Thank you so much for the prompt response!
After going through your "Benchmark for evaluating Pedestrian Action Prediction" work, I had another doubt regarding these annotations. In that paper, you mention the following - i.e., "The objective is to predict whether the pedestrian will start crossing the street at some time t given the observation of length m. We define the event at the time the pedestrian starts to cross or the last frame the pedestrian is observable in case no crossing takes place."
i) Is it "whether the pedestrian will start crossing the street" as present in the paper or something like "whether the pedestrian will cross the street in front of the ego-vehicle, predicted t frames before the event"(with the event being defined as the time the pedestrian starts to cross, not necessarily in front of the ego-vehicle)? Because as per your response, I believe it should be the latter. ii) In case no crossing takes place, is it the last observable frame that's defined as the event or the last observed frame - 3 as you've defined in this work?
Many thanks!
Yes, when predicting the crossing action, we care whether the pedestrian will eventually end up crossing in front of the car. When the pedestrian is not crossing, we consider the event as the last observed frame - 3 (in the last few frames of the track, only a tiny portion of the pedestrian may still be visible, e.g. a foot).
Got it, thank you very much!!
Hello, First of all, thanks for this amazing work!
I had a couple of doubts regarding your work and I was hoping you could shed some light on them.
1) The annotation of the "crossing" label.
You've defined the "crossing" label as - "crossing: 1 (crossing), 0 (not crossing), -1 (irrelevant). This indicates whether the pedestrian was observed crossing the road in front of the ego-vehicle"
Does "crossing the road in front of the ego-vehicle" mean that the pedestrian was literally seen crossing in front of the ego-vehicle (traversing the width of the ego-vehicle) or does it simply mean that the pedestrian was crossing the road in the field of view in front of the ego-vehicle? (So, in this case, the pedestrian might've started crossing the road, but the ego-vehicle goes past them before they could cross the vehicle.)
2) The C/NC problem
i) In one of your other papers - "Benchmark for evaluating Pedestrian Action Prediction", you solve the C/NC problem.
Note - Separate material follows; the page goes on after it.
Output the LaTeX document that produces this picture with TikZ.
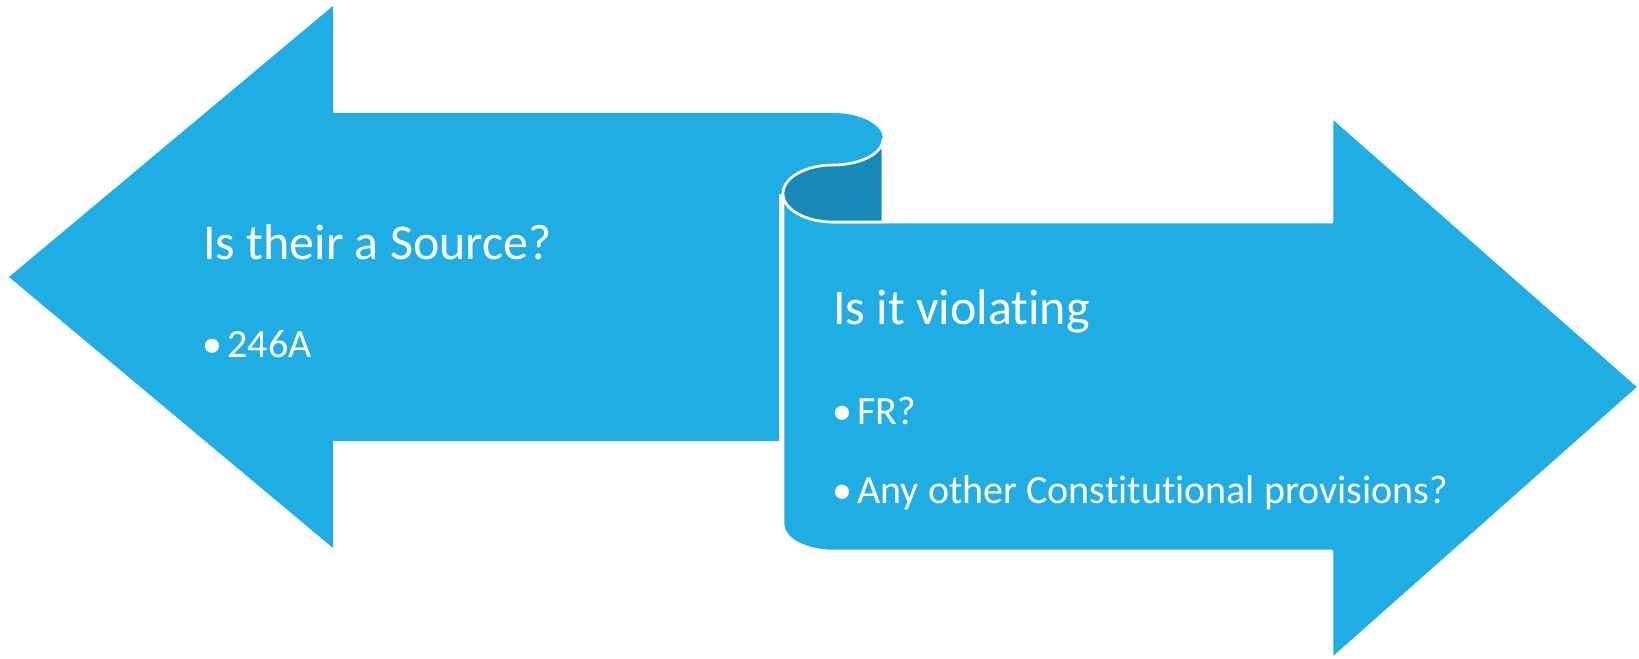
\documentclass[tikz,border=0pt]{standalone}
\usepackage{fontspec}
\setmainfont{Carlito}[Ligatures=NoCommon]
\definecolor{scrollblue}{RGB}{31,173,228}
\definecolor{curlblue}{RGB}{24,137,183}
\tikzset{
  shapefill/.style={fill=scrollblue},
  edgeline/.style={draw=white, line width=2pt, line join=round},
  headtext/.style={text=white, inner sep=0pt, anchor=base west, font=\fontsize{37.5}{45}\selectfont},
  itemtext/.style={text=white, inner sep=0pt, anchor=base west, font=\fontsize{30}{36}\selectfont}
}
\begin{document}
\begin{tikzpicture}[x=0.75pt, y=0.75pt]
            \useasboundingbox (0,0) rectangle (1639,659);
            \fill [shapefill] (9,382) -- (333,653) -- (333,546) -- (833,546) arc [start angle=90, end angle=-90, x radius=50, y radius=26] -- (833,465) -- (779,465) -- (779,218) -- (333,218) -- (333,111) -- cycle;
            \filldraw [shapefill, edgeline] (783,465.5) -- (783,135) arc [start angle=180, end angle=270, x radius=50, y radius=27] -- (1332,108) -- (1332,0) -- (1639,272) -- (1332,542) -- (1332,437) -- (833,437) arc [start angle=270, end angle=180, x radius=50, y radius=28.5] -- cycle;
            \filldraw [fill=curlblue, edgeline] (883,520) -- (883,437) -- (833,437) arc [start angle=270, end angle=90, x radius=50, y radius=28.5] arc [start angle=270, end angle=360, x radius=50, y radius=26] -- cycle;
            
            \node [headtext] (srchead) at (203,399) {Is their a Source?};
            \node [itemtext] (srcitem) at (202,301) {•\hspace{4pt}246A};
            \node [headtext] (viohead) at (833,334) {Is it violating};
            \node [itemtext] (fritem) at (832,234) {•\hspace{4pt}FR?};
            \node [itemtext] (anyitem) at (832,155) {•\hspace{4pt}Any other Constitutional provisions?};
        \end{tikzpicture}
\end{document}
In this case, the "crossing" label is the ground truth label right? And not the per-frame "cross" label, I assume? ii) In the same paper, all the crossing sequences in any observation period for training and testing are pre-crossing? Is there no analysis of what happens once the crossing activity begins? (Apart from trajectory prediction as is done in the PIE paper.)
Thanks in advance for your time!!